Although it is ostensibly a fictional account of one family’s tragic story set during the Holodomor, it is based on well researched factual events and experiences. The story unravels within the framework of one man’s memories, Mykola Kovalenko, the last surviving member of a large family that perished during the Holodomor. Mykola managed to survive and escape to Canada, where in his old age he relates to his children and grandchildren the painful events he was forced to endure back in the 1930’s.

As most of us here in the diaspora know, there has been no shortage of books, films and documentaries that have emerged in the decades since Ukraine became independent that have exposed the full and tragic scale of what Stalin and his evil regime did to Ukraine and Ukrainians during the Holodomor. These make for difficult reading or viewing, and one can be easily overwhelmed by the facts and statistics that surround this genocidal event. Yet, as we all know, facts and statistics tend to be impersonal and often can’t begin to have the same emotional impact as the well-crafted narrative of a flesh and blood individual that we can relate to on a personal level. One can read all the available historical facts and statistics about the Holocaust, yet they will seldom have the emotional impact of seeing or reading of the experiences that are brought to life in novels like “Sophie’s Choice” or Schindler’s List” or their cinematic adaptations.

There is a famous quote attributed to Stalin to the effect that one man’s death is a tragedy, whereas a million deaths are but a statistic.
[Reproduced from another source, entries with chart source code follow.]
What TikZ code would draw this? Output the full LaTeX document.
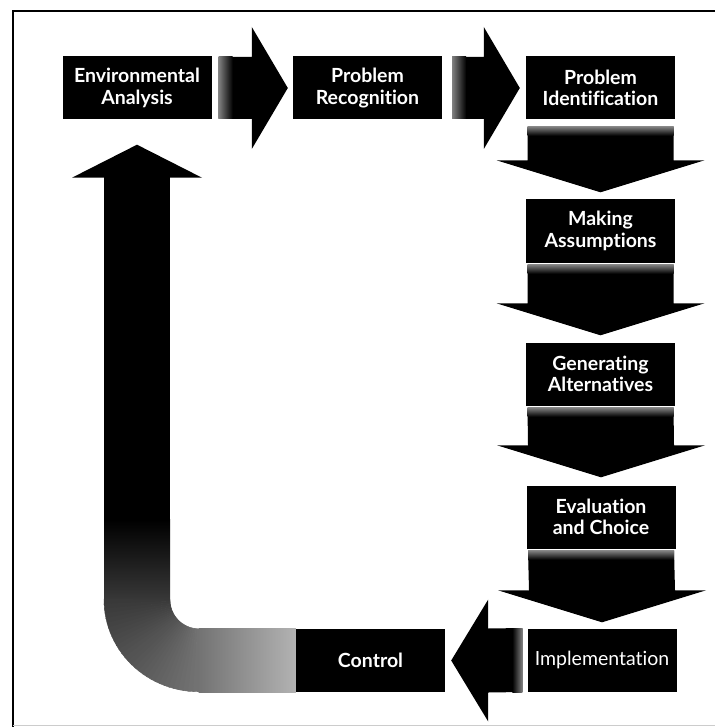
\documentclass[tikz,border=0pt]{standalone}
\usepackage{fontspec}
\setmainfont{Lato}[Ligatures=NoCommon]
\usetikzlibrary{calc}

% block arrow pointing right: tail point #1, tip point #2 (same height)
\newcommand\blockright[2]{%
  \fill[blockfill] ($(#1)+(0,-31)$) -- ($(#2)+(-36,-31)$) -- ($(#2)+(-36,-61)$) -- (#2)
    -- ($(#2)+(-36,61)$) -- ($(#2)+(-36,31)$) -- ($(#1)+(0,31)$) -- cycle;
  \shade[left color=black!50,right color=black] ($(#1)+(0,-31)$) rectangle ($(#1)+(14,31)$);
}
% block arrow pointing down: tail point #1, tip point #2
\newcommand\blockdown[2]{%
  \fill[blockfill] ($(#1)+(-73,0)$) -- ($(#2)+(-73,-32)$) -- ($(#2)+(-104,-32)$) -- (#2)
    -- ($(#2)+(104,-32)$) -- ($(#2)+(73,-32)$) -- ($(#1)+(73,0)$) -- cycle;
  \shade[top color=black!50,bottom color=black] ($(#1)+(-73,0)$) rectangle ($(#1)+(73,9)$);
}
% block arrow pointing left: tail point #1, tip point #2
\newcommand\blockleft[2]{%
  \fill[blockfill] ($(#1)+(0,-32)$) -- ($(#2)+(37,-32)$) -- ($(#2)+(37,-61)$) -- (#2)
    -- ($(#2)+(37,61)$) -- ($(#2)+(37,32)$) -- ($(#1)+(0,32)$) -- cycle;
  \shade[right color=black!50,left color=black] ($(#1)+(-10,-32)$) rectangle ($(#1)+(0,32)$);
}

\begin{document}
\begin{tikzpicture}[x=1pt,y=-1pt,
  stage/.style={fill=black,text=white,minimum width=149pt,minimum height=63pt,
    inner sep=0pt,align=center,font=\fontsize{19.5}{21.5}\selectfont\bfseries},
  stagelight/.style={stage,font=\fontsize{19.5}{21.5}\selectfont},
  blockfill/.style={fill=black},
]
\useasboundingbox (0,0) rectangle (715,727);
\fill[white] (0,0) rectangle (715,727);

% page frame
\draw[line width=1.5pt] (13,727) -- (13,11) -- (715,11);
\draw[black!20,line width=0.8pt] (13,725.5) -- (715,725.5);

% stages
\node[stage] (env)   at (137,88)   {Environmental\\Analysis};
\node[stage] (rec)   at (367.5,88) {Problem\\Recognition};
\node[stage] (ident) at (600.5,88) {Problem\\Identification};
\node[stage] (assum) at (600.5,231) {Making\\Assumptions};
\node[stage] (alt)   at (600.5,374) {Generating\\Alternatives};
\node[stage] (eval)  at (601,517)  {Evaluation\\and Choice};
\node[stagelight] (impl) at (602,660) {Implementation};
\node[stage] (ctrl)  at (370.5,660.5) {Control};

% top row arrows
\coordinate (a1s) at ($(env.east)+(7,0)$);
\coordinate (a1t) at ($(rec.west)+(-5,0)$);
\blockright{a1s}{a1t}
\coordinate (a2s) at ($(rec.east)+(10,0)$);
\coordinate (a2t) at ($(ident.west)+(-6,0)$);
\blockright{a2s}{a2t}

% right column arrows
\coordinate (d1s) at ($(ident.south)+(0,7)$);
\coordinate (d1t) at ($(assum.north)+(0,-7)$);
\blockdown{d1s}{d1t}
\coordinate (d2s) at ($(assum.south)+(0,2)$);
\coordinate (d2t) at ($(alt.north)+(0,-7)$);
\blockdown{d2s}{d2t}
\coordinate (d3s) at ($(alt.south)+(0,2)$);
\coordinate (d3t) at ($(eval.north)+(0,-8)$);
\blockdown{d3s}{d3t}
\coordinate (d4s) at ($(eval.south)+(0,2)$);
\coordinate (d4t) at ($(impl.north)+(0,-6)$);
\blockdown{d4s}{d4t}

% bottom arrow
\coordinate (l1s) at ($(impl.west)+(-5,0)$);
\coordinate (l1t) at ($(ctrl.east)+(6,0)$);
\blockleft{l1s}{l1t}

% return arrow from Control back up to Environmental Analysis
\coordinate (Lt) at ($(env.south)+(0,25)$);
\coordinate (Lh) at ($(env.south)+(0,58)$);
\coordinate (O)  at ($(env.south |- ctrl.north)+(62,-29)$);
\fill[blockfill] ($(Lh)+(-65,0)$) -- (Lt) -- ($(Lh)+(65,0)$) -- cycle;
\fill[blockfill] ($(Lh)+(-33,-0.5)$) rectangle ($(O)+(-29,-80)$);
\shade[top color=black,bottom color=black!78] ($(O)+(-95,-80.5)$) rectangle ($(O)+(-29,0.3)$);
\foreach \i in {0,...,29}{
  \pgfmathsetmacro\a{180-3*\i+0.5}
  \pgfmathsetmacro\b{180-3*\i-3}
  \pgfmathsetmacro\c{78-23*(\i+0.5)/30}
  \filldraw[black!\c,line width=0.4pt,line join=round]
    ($(O)+(\a:29)$) -- ($(O)+(\a:95 and 92)$) -- ($(O)+(\b:95 and 92)$)
    -- ($(O)+(\b:29)$) -- cycle;
}
\shade[left color=black!55,right color=black!30] ($(O)+(-0.5,29)$) rectangle (ctrl.south west);
\end{tikzpicture}
\end{document}
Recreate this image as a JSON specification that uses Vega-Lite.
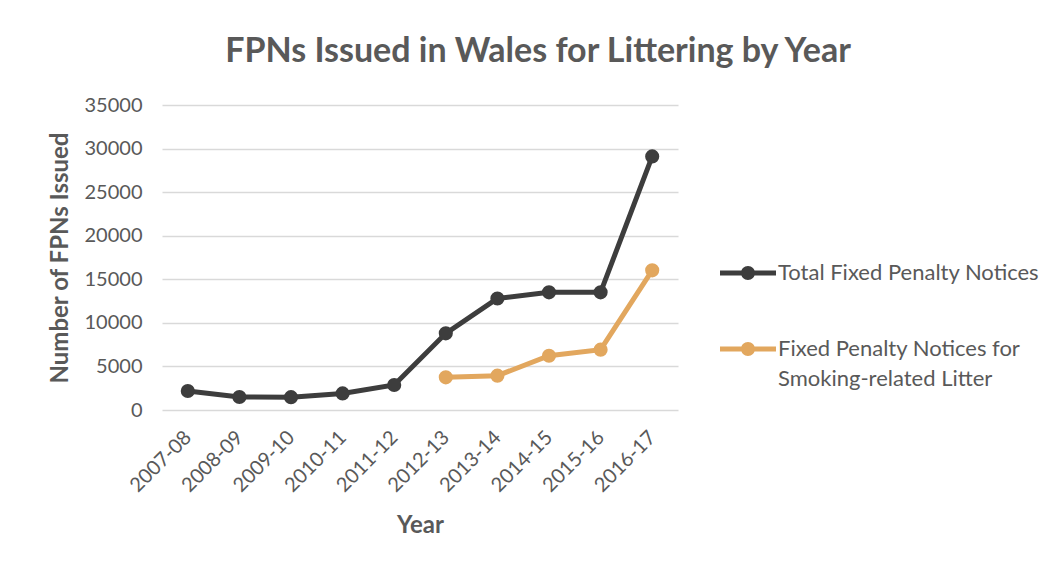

This might help to explain why “Red Harvest” so effectively illustrates the tragedy of the Holodomor, since it does so through the framework of the fate one family as they become innocent victims of overwhelming evil historical forces that they are completely helpless in withstanding.

Although many of the older generation of Ukrainians in the diaspora have become well-versed about the history and causes of the Holodomor, there is one demographic that remains a challenge in reaching with the story of thіs dark period in Ukraine’s history, and that is the younger generations born in the diaspora, and teenagers in particular. It is a truism that the majority of young people do not really become interested in historical events or the personal experiences of their parents or grandparents until those generations are no longer there to tell their personal life stories. Red Harvest, with its easy-to-read format and focus on strongly defined individual characters, hopes to fill this gap. Young people that have grown up with animated genres like cartoons, comic books, anime, manga and the like will find the graphic novel format of this book less intimidating than another academic or historical tome that might overwhelm them with text, statistics and data. The death of most of Mykola Kovalenko’s family that we come to know in the course of reading Red Harvest becomes more poignant and understandable than the death unnamed millions that we read about in the standard history texts that deal with the Holodomor. I should add that this book is not just aimed at young people. I am sure that most adults will find it as compelling a read as I did when I first cracked the covers of this book.

I would strongly urge everyone to get a copy of this book. It is available through most of the major book store chains in the U.S. and Canada as well as through online distributors like Amazon.